Charts and diagrams as code
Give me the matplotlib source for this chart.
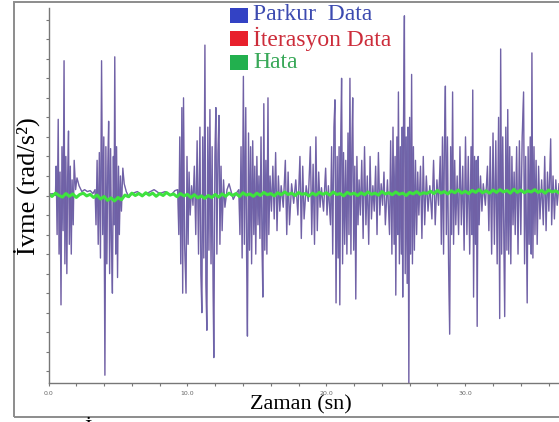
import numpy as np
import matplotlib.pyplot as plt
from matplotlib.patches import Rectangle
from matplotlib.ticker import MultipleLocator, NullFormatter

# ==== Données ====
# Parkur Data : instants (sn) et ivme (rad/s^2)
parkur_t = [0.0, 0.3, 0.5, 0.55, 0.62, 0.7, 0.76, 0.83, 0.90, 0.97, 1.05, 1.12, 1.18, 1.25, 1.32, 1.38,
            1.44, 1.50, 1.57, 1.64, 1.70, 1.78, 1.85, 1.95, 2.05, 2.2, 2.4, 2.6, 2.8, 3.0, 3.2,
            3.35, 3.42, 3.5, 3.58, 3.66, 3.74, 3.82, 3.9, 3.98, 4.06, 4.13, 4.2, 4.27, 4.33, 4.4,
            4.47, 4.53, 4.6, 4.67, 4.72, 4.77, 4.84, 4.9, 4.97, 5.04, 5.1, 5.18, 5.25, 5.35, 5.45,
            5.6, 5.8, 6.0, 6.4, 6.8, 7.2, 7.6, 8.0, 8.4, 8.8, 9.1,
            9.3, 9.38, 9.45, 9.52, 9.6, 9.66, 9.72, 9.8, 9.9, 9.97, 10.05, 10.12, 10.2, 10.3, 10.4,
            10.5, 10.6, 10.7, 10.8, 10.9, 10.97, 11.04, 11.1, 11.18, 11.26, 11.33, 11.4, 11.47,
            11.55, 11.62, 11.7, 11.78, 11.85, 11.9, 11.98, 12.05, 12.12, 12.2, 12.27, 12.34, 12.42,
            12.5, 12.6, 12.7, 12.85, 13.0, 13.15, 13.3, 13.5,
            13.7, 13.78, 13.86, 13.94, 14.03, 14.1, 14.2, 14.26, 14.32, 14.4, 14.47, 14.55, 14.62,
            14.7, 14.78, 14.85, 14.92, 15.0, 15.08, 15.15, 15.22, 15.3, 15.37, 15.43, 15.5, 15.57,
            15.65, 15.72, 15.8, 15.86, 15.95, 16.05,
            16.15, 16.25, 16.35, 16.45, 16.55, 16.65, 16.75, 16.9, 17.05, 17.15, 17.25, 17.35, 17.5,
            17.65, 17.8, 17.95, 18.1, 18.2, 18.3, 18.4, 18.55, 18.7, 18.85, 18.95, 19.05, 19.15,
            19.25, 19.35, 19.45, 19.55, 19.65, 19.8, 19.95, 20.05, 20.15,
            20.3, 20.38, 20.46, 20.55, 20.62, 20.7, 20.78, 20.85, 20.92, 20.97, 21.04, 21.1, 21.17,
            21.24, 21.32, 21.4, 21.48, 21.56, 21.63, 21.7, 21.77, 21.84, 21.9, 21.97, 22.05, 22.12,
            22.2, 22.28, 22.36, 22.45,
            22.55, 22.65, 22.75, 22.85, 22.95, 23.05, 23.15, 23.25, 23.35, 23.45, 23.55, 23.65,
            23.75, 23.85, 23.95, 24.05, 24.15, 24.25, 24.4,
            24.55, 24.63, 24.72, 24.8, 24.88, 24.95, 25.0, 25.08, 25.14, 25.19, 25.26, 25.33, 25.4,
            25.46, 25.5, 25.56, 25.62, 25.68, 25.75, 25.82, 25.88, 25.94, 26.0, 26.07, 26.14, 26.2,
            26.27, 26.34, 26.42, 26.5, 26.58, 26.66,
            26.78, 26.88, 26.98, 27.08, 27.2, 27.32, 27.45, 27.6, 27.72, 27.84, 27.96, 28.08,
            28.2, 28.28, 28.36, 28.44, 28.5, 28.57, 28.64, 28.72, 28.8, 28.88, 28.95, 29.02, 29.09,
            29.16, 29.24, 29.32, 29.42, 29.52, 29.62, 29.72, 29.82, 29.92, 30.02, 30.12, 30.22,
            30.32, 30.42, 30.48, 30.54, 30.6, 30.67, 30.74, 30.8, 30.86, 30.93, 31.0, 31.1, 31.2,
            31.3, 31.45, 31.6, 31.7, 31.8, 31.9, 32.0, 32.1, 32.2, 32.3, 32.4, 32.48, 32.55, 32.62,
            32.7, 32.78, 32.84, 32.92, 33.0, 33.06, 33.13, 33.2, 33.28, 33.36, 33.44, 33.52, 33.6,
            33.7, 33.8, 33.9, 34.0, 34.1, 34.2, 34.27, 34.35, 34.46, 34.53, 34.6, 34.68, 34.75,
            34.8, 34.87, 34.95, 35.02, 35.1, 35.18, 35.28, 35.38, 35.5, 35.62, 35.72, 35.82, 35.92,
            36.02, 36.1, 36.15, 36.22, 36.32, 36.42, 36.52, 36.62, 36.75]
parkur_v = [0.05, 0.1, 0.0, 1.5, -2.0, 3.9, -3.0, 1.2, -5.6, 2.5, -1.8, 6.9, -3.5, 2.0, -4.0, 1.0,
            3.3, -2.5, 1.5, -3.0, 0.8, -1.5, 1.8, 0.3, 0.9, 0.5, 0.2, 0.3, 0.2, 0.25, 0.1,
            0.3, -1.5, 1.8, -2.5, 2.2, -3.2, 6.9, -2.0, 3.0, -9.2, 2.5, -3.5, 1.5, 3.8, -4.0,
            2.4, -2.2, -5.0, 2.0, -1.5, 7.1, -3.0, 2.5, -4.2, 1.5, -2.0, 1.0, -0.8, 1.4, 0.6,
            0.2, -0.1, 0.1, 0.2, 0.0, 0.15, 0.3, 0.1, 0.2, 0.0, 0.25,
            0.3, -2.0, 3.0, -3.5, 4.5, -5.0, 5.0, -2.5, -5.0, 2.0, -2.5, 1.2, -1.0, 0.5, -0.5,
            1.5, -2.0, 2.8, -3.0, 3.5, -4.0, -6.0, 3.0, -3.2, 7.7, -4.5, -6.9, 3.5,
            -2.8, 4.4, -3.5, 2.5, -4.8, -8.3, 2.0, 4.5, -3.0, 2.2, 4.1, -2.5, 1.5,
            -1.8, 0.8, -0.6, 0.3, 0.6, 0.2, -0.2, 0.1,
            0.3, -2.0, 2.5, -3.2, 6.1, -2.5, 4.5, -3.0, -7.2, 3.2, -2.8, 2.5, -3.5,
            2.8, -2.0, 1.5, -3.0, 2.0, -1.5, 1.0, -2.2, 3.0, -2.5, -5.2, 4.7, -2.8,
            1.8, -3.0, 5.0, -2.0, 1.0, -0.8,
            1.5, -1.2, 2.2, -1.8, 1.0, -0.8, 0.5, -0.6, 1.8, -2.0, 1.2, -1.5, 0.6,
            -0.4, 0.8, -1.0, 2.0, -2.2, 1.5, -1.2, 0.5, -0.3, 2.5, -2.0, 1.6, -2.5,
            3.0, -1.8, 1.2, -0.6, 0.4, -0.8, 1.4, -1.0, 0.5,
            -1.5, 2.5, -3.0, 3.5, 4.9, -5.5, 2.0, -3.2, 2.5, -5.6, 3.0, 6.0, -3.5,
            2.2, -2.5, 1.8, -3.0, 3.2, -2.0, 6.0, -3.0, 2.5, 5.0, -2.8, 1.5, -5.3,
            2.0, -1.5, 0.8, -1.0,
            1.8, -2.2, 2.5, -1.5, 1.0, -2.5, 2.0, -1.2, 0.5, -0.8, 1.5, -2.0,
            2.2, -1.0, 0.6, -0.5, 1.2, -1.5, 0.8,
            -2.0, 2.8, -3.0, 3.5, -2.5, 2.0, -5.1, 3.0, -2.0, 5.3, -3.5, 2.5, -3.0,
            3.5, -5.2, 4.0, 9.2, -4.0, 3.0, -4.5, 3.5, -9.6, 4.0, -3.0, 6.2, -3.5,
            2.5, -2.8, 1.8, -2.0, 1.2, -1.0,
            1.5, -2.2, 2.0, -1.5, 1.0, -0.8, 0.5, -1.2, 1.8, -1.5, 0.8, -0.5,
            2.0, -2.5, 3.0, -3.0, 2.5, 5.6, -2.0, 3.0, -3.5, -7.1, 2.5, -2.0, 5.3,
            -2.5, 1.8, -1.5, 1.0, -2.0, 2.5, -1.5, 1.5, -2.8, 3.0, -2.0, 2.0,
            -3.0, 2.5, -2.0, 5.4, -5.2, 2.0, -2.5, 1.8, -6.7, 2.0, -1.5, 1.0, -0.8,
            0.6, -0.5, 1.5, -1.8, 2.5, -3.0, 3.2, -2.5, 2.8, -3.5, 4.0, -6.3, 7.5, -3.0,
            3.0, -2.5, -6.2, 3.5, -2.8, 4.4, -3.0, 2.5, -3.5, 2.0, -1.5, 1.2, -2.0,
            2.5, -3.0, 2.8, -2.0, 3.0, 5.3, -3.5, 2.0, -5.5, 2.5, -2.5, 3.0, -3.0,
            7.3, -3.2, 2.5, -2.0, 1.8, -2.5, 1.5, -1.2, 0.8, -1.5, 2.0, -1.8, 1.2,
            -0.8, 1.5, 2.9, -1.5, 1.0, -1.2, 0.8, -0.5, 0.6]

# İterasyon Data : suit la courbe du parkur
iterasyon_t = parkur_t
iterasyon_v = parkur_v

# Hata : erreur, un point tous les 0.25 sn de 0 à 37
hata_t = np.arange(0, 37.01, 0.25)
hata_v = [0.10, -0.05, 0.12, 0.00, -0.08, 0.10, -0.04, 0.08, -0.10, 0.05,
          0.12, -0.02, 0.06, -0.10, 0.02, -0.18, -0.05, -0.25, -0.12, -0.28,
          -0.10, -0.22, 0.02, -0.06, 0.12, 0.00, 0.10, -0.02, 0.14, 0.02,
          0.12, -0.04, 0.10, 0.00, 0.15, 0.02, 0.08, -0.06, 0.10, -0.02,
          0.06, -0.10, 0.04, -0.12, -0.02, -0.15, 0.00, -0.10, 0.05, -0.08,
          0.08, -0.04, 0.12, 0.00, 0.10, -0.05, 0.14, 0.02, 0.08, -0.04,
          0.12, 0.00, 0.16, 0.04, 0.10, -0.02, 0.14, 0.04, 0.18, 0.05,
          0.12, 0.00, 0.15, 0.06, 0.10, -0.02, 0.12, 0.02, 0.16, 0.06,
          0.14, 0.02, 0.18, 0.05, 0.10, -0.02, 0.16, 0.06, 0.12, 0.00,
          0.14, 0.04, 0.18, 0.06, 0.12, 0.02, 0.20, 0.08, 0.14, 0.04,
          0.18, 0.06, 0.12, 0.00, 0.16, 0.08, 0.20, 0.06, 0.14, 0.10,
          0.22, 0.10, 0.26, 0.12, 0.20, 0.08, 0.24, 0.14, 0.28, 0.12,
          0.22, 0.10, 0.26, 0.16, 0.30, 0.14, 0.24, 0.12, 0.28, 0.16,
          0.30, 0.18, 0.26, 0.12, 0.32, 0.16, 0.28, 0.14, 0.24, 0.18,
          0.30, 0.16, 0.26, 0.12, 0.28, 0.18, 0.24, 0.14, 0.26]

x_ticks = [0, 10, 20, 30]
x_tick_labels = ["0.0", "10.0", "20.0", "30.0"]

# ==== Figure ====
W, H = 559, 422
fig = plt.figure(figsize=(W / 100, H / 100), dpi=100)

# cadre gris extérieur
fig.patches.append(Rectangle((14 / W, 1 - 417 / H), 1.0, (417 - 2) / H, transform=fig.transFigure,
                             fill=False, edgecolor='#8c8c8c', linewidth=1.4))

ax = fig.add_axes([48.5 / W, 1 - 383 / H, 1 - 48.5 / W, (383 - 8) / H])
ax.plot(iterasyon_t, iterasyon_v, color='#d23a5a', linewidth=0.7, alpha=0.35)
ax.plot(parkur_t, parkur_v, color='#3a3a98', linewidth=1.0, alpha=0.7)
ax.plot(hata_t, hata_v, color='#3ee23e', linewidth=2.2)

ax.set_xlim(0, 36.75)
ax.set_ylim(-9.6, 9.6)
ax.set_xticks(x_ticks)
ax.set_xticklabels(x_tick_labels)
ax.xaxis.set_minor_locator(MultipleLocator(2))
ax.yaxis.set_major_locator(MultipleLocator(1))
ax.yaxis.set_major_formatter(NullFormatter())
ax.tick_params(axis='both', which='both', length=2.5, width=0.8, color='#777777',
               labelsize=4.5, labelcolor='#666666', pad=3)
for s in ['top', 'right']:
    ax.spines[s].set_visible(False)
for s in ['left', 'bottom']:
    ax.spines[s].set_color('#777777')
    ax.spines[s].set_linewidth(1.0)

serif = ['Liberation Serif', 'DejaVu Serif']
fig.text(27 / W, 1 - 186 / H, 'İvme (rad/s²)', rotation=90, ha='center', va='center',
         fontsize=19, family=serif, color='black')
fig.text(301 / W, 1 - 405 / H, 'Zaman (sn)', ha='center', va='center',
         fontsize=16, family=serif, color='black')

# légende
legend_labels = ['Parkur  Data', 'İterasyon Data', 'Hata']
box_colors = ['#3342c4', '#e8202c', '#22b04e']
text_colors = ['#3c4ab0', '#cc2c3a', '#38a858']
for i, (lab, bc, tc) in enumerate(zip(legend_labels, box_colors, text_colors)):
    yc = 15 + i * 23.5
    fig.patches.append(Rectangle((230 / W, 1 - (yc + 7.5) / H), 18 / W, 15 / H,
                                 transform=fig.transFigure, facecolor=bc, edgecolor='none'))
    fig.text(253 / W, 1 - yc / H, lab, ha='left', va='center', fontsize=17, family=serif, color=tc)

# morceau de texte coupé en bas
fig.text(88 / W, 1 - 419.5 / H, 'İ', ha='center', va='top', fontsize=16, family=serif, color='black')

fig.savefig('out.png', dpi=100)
==
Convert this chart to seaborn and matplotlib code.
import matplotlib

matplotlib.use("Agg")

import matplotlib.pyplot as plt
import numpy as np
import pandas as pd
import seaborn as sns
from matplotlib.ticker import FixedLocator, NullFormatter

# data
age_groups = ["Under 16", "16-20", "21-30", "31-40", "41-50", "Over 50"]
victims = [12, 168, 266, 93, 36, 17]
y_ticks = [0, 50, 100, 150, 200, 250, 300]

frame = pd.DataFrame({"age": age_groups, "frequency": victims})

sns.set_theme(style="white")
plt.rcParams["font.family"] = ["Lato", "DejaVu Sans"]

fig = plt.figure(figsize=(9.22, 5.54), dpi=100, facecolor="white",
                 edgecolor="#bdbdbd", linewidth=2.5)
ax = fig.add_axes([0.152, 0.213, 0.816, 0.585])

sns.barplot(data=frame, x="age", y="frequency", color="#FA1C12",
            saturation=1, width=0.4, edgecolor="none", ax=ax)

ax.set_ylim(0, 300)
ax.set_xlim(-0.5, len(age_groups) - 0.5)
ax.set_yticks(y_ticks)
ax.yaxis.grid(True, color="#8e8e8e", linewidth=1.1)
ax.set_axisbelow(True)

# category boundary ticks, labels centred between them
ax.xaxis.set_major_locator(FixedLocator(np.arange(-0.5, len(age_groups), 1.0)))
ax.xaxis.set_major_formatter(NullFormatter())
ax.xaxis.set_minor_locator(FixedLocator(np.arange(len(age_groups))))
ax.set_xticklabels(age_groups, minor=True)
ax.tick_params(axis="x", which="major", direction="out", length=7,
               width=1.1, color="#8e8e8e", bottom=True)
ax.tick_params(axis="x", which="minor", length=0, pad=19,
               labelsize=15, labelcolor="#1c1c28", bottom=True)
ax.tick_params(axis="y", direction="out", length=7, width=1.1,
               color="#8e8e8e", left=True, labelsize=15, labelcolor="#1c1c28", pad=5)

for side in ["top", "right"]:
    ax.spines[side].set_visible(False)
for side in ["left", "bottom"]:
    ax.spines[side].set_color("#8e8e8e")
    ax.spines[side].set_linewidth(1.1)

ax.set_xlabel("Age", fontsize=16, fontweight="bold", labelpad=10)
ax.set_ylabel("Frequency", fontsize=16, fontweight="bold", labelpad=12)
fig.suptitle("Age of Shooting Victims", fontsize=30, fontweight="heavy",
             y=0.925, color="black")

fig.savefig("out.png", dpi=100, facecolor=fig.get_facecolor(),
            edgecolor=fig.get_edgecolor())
* * *
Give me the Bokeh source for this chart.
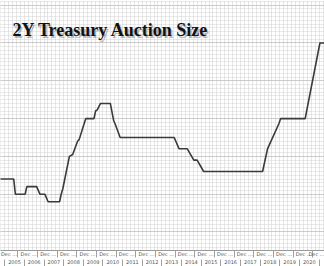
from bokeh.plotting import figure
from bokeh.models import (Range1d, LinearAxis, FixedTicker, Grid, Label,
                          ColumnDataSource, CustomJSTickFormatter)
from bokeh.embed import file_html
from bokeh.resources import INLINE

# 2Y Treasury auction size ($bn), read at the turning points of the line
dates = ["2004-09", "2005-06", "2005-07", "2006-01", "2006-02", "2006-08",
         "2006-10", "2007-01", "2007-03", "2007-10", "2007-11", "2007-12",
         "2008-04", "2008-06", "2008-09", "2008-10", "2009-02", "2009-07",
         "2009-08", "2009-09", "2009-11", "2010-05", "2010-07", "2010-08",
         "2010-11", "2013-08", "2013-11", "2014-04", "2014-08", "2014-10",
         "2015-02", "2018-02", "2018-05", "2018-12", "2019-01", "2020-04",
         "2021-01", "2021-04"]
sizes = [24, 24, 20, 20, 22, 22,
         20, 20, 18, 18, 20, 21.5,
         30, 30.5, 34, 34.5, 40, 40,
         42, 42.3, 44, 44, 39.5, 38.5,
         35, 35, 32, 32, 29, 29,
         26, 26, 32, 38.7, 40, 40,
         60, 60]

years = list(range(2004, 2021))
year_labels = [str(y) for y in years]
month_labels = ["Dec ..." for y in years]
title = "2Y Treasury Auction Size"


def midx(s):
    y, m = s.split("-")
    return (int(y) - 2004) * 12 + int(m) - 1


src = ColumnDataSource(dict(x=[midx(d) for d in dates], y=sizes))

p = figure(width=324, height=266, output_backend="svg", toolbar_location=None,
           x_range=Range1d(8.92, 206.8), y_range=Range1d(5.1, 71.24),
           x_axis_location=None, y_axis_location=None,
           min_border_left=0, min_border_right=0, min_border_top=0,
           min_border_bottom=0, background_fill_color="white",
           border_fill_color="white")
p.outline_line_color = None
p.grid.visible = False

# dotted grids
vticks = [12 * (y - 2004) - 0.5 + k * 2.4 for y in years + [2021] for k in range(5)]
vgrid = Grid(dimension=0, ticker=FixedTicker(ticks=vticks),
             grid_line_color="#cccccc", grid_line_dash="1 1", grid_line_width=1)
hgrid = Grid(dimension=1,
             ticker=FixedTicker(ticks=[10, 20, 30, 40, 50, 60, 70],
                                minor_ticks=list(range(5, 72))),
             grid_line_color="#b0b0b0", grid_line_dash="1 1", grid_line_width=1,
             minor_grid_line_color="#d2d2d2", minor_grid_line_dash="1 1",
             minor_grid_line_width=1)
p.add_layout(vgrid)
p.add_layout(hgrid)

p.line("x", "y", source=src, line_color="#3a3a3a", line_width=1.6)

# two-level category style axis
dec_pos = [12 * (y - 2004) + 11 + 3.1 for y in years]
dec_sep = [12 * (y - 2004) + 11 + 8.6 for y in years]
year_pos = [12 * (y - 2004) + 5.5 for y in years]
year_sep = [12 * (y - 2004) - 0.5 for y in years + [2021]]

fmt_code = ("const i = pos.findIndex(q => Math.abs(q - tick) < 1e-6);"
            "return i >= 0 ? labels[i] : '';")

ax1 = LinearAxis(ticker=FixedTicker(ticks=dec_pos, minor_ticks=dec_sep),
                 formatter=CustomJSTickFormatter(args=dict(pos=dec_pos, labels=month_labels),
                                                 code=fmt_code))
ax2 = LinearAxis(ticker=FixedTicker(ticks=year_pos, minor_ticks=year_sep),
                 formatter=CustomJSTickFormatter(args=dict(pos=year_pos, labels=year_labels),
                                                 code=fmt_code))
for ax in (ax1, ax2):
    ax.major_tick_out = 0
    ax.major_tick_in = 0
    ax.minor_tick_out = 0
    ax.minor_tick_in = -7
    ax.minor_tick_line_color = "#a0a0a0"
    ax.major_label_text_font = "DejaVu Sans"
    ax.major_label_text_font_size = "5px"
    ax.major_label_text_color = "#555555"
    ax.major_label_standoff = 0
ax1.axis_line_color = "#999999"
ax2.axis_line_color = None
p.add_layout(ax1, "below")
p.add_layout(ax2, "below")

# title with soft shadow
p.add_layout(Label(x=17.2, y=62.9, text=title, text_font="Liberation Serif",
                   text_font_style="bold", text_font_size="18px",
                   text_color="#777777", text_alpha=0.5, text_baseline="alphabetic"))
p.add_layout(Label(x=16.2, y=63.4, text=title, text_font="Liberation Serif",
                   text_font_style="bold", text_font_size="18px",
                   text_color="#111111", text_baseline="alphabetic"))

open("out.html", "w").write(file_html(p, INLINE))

Your task
Give back exactly the lines from the one that holds "Give me the matplotlib source for this chart." to the one that holds "from matplotlib.ticker import MultipleLocator, NullFormatter", with both ends and without the images.

Final result
Give me the matplotlib source for this chart.
import numpy as np
import matplotlib.pyplot as plt
from matplotlib.patches import Rectangle
from matplotlib.ticker import MultipleLocator, NullFormatter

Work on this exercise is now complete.